A known linear solenoid linearly drives a movable core through use of a magnetic field that is generated upon energization of a coil of a stator. For example, JP2011-222799A (US2011/0248805A1) discloses a linear solenoid, which includes a coil and a bobbin. An outer peripheral part of the coil and an outer peripheral part of the bobbin are resin molded. The coil and the bobbin are held between two yokes together with the first stationary core and the second stationary core. The bobbin includes a winding portion, a first flange portion, a second flange portion and a projection. The winding portion is configured into a tubular form, and the coil is wound around the winding portion. The first flange portion is placed at one end part of the winding portion and radially outwardly extends from the one end part of the winding portion. The second flange portion is placed at the other end part of the winding portion, which is axially opposite from the one end part of the winding portion. The second flange portion radially outwardly extends from the other end part of the winding portion. The projection axially projects from the other end part of the winding portion toward a corresponding one of the yokes. An O-ring is placed between the one of the yokes and the second flange portion of the bobbin, and another O-ring is placed between the other one of the yokes and the first flange portion of the bobbin. In JP2011-222799A (US2011/0248805A1), the linear solenoid is used as a drive device of a hydraulic pressure change valve of a valve timing control apparatus of an internal combustion engine.
It is conceivable to form a fusing protrusion at the bobbin and to provide a housing that is resin molded together with the yoke, the coil and the bobbin. In such a case, the resin material of the housing is joined to and fused with the fusing protrusion of the bobbin. In this way, it is possible to eliminate the O-ring and to limit the intrusion of the oil, which is present in the inside of the linear solenoid, to the coil through the boundary surface between the housing and the bobbin. When the intrusion of the oil to the coil is limited, it is possible to limit conduction of the oil from the coil to an electronic control device through terminals connected to the coil.
However, heat of the coil, which is generated at the time of energizing the coil, tends to be kept in the inside of the molded member, so that release of the heat to the outside is not effectively carried out. When the heat is accumulated in the inside of the molded member, a resistance (electric resistance) of the coil is increased. At that time, even though the same voltage is applied to the coil, the current, which flows through the coil, becomes smaller in comparison to the previous state, which is before the occurrence of the change in the resistance of the coil. Therefore, the magnetic field, which is generated around the coil, is reduced, and thereby the magnetic attractive force, which attracts the mover, becomes smaller. In addition, when the heat is accumulated in the inside of the molded member, the molded member made of the resin material may be thermally degraded.
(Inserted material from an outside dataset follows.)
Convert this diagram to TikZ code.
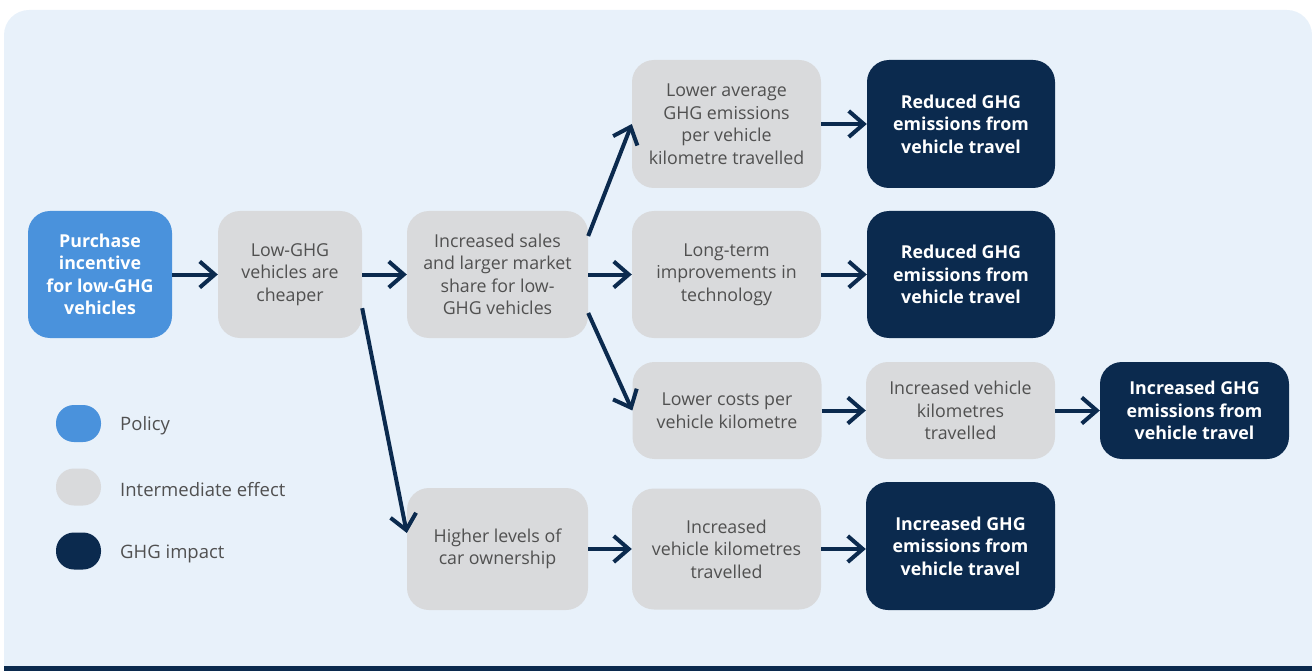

Furthermore, the pressure, which is exerted to the projection of the bobbin due to the flow of the resin material at the time of molding the housing, causes radially inward flexion of the projection. When the projection of the bobbin is radially inwardly flexed, a gap is formed between the bobbin and the yoke, and the molten resin material flows into this gap defined between the bobbin and the yoke to cause generation of burrs. Also, when the projection of the bobbin is radially inwardly flexed, a crack may be formed in the bobbin. The burrs may possibly be broken and may fall into sliding pats) of the linear solenoid and/or the sliding part(s) of the spool of the hydraulic pressure change valve. Also, the burrs may possibly intrude into the inside of the engine. When the crack is formed in the bobbin, the oil, which is present in the inside of the linear solenoid, may possibly be conducted from the crack to the electronic control device through the coil and the terminals to cause a damage of the electronic control device.